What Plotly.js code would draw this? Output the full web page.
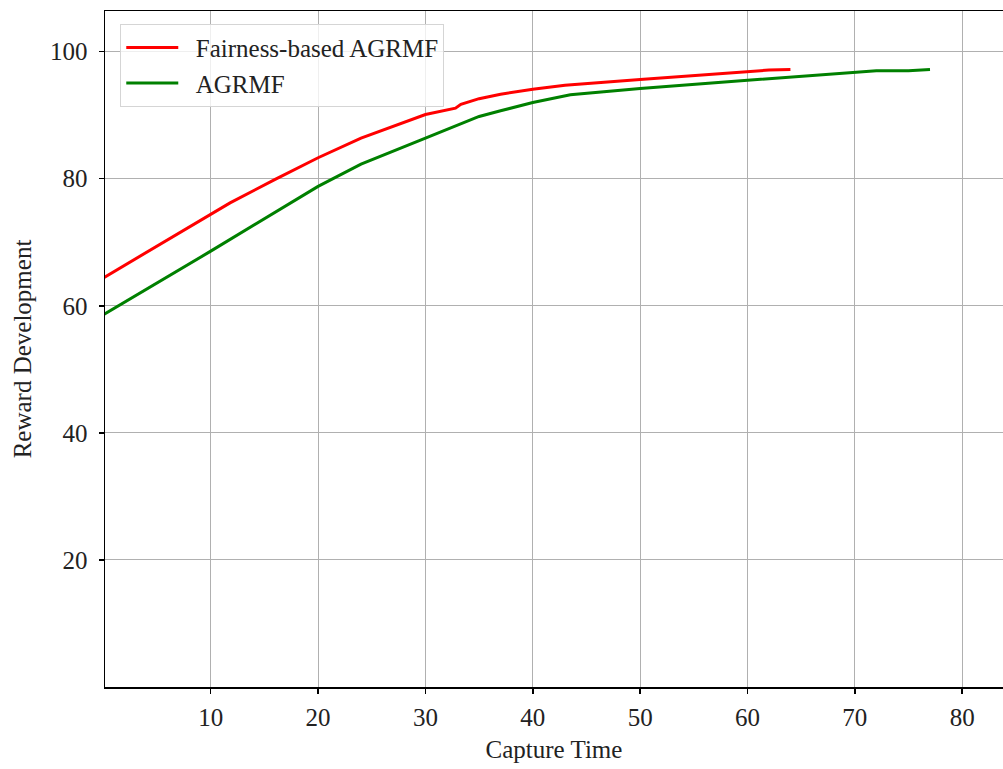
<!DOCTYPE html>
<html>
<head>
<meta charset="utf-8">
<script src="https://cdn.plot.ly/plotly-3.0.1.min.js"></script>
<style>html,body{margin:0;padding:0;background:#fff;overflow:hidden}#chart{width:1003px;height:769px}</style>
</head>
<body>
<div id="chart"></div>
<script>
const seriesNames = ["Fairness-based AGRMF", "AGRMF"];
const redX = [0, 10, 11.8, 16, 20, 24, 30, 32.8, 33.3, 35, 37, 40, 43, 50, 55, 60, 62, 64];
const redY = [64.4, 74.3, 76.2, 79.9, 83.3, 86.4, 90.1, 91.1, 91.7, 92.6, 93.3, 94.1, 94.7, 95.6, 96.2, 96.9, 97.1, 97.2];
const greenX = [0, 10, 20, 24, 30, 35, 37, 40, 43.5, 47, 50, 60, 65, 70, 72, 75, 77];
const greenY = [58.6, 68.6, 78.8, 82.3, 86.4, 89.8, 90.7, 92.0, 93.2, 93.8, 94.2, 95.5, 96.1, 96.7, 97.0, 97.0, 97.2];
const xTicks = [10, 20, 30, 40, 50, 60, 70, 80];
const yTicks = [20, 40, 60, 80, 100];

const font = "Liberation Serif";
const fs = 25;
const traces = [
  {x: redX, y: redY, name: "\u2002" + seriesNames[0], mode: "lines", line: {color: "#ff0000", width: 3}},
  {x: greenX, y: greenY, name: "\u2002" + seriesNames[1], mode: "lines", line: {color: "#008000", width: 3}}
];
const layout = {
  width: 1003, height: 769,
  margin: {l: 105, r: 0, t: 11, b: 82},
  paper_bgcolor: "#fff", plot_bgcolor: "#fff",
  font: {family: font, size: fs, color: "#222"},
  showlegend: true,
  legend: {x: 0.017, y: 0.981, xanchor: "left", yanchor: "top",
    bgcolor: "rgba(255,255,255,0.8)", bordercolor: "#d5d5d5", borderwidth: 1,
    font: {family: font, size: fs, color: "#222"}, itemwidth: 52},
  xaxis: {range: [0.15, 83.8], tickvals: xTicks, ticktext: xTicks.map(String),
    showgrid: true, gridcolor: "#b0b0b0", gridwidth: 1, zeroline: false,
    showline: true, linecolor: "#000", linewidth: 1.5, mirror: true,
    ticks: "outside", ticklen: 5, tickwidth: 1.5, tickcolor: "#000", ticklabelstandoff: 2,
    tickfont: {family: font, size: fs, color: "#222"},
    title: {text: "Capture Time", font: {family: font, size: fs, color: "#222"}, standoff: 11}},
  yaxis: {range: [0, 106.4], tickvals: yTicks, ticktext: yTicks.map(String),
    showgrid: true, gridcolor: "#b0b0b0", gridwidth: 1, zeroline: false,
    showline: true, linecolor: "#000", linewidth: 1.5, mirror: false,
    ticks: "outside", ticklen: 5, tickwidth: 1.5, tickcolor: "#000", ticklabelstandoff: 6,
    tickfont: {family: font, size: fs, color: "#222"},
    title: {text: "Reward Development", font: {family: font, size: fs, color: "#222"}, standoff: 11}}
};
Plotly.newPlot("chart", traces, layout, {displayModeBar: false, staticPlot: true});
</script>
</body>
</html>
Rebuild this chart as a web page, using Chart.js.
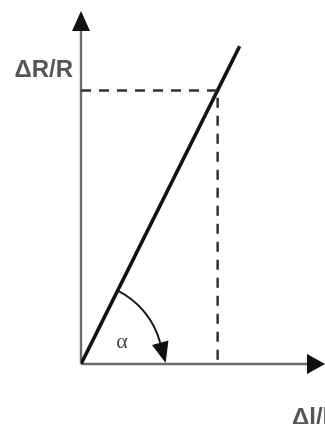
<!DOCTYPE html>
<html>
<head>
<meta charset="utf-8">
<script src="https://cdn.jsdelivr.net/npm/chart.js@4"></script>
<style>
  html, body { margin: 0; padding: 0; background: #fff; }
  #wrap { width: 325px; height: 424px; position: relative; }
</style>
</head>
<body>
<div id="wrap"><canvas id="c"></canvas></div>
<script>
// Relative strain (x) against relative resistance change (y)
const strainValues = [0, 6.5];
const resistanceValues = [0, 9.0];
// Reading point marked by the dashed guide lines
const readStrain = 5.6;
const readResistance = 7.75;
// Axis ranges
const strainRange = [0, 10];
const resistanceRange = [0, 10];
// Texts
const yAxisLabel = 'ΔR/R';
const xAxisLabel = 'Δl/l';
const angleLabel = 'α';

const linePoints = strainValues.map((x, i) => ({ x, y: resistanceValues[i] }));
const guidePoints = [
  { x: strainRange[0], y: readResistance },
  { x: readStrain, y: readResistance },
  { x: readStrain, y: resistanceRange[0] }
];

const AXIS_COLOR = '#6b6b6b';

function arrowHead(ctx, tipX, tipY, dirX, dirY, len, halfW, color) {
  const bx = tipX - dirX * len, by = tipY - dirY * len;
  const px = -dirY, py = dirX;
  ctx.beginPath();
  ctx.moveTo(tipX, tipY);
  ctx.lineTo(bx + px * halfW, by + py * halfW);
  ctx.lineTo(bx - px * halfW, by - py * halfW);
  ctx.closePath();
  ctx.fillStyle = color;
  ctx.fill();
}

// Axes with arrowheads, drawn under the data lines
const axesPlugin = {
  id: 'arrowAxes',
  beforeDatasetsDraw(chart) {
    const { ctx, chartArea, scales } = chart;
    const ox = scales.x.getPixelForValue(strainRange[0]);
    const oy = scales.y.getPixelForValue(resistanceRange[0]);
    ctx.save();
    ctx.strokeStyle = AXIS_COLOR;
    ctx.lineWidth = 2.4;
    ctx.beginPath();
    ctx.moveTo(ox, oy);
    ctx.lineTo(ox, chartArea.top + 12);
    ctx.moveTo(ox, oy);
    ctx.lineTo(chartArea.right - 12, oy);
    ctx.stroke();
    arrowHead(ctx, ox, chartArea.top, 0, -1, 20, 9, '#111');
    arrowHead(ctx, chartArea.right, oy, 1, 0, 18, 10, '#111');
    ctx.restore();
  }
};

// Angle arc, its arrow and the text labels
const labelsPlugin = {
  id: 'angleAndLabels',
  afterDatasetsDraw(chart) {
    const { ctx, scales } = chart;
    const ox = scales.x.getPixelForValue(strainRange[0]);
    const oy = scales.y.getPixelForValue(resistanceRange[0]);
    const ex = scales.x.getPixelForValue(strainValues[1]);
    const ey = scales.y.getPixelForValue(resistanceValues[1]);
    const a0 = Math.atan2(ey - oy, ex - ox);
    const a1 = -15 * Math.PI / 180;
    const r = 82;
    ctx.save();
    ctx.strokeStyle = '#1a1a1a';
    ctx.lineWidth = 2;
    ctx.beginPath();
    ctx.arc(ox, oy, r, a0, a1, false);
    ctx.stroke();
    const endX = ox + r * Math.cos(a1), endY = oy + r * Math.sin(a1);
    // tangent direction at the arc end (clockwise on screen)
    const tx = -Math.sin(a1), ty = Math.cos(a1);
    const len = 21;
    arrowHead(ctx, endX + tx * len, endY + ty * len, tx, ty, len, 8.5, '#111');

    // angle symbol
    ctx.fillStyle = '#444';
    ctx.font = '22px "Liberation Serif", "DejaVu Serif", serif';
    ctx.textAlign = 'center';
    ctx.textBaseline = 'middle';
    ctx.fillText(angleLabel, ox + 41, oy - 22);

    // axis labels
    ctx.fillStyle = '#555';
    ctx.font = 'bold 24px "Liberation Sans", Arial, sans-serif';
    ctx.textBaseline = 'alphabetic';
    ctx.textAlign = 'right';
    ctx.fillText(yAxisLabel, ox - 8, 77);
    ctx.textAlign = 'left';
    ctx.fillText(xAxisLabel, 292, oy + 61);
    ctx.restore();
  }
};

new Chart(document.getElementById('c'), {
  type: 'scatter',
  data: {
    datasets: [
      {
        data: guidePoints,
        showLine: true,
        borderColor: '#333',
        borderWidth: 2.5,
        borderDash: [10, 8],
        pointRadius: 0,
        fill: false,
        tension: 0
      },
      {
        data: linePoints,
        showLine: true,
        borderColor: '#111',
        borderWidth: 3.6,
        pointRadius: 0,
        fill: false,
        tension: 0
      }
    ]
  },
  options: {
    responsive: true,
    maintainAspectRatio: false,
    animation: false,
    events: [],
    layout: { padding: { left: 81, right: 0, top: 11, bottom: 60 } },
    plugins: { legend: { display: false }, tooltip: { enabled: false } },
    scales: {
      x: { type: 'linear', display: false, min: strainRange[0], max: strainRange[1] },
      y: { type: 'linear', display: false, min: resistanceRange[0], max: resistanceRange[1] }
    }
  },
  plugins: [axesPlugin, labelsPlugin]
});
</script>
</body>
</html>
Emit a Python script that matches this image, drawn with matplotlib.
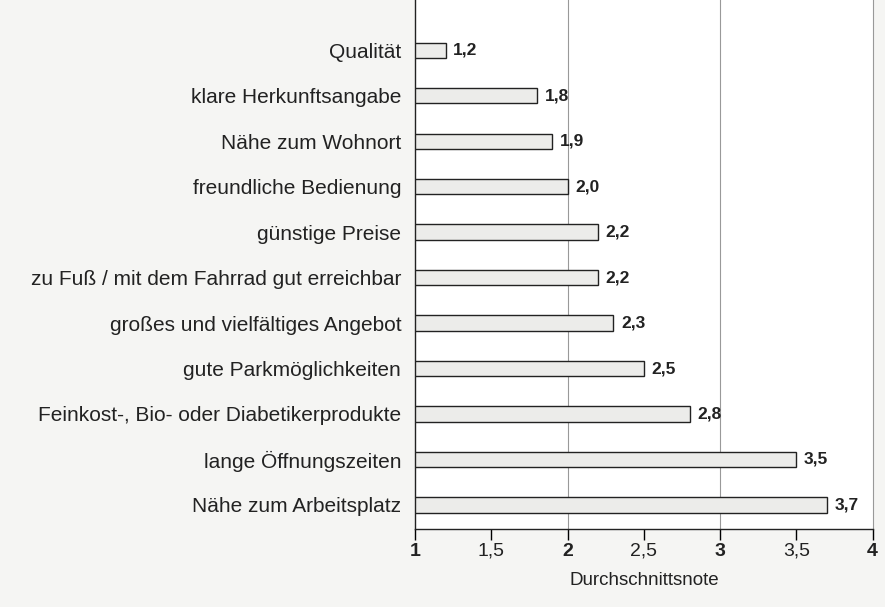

──────

### Prompt
Write out nothing but the lines from the start of the data through the line with "const yTicks = [20, 40, 60, 80, 100];". Leave out the pictures.

### Solution to the exercise
What Plotly.js code would draw this? Output the full web page.
<!DOCTYPE html>
<html>
<head>
<meta charset="utf-8">
<script src="https://cdn.plot.ly/plotly-3.0.1.min.js"></script>
<style>html,body{margin:0;padding:0;background:#fff;overflow:hidden}#chart{width:1003px;height:769px}</style>
</head>
<body>
<div id="chart"></div>
<script>
const seriesNames = ["Fairness-based AGRMF", "AGRMF"];
const redX = [0, 10, 11.8, 16, 20, 24, 30, 32.8, 33.3, 35, 37, 40, 43, 50, 55, 60, 62, 64];
const redY = [64.4, 74.3, 76.2, 79.9, 83.3, 86.4, 90.1, 91.1, 91.7, 92.6, 93.3, 94.1, 94.7, 95.6, 96.2, 96.9, 97.1, 97.2];
const greenX = [0, 10, 20, 24, 30, 35, 37, 40, 43.5, 47, 50, 60, 65, 70, 72, 75, 77];
const greenY = [58.6, 68.6, 78.8, 82.3, 86.4, 89.8, 90.7, 92.0, 93.2, 93.8, 94.2, 95.5, 96.1, 96.7, 97.0, 97.0, 97.2];
const xTicks = [10, 20, 30, 40, 50, 60, 70, 80];
const yTicks = [20, 40, 60, 80, 100];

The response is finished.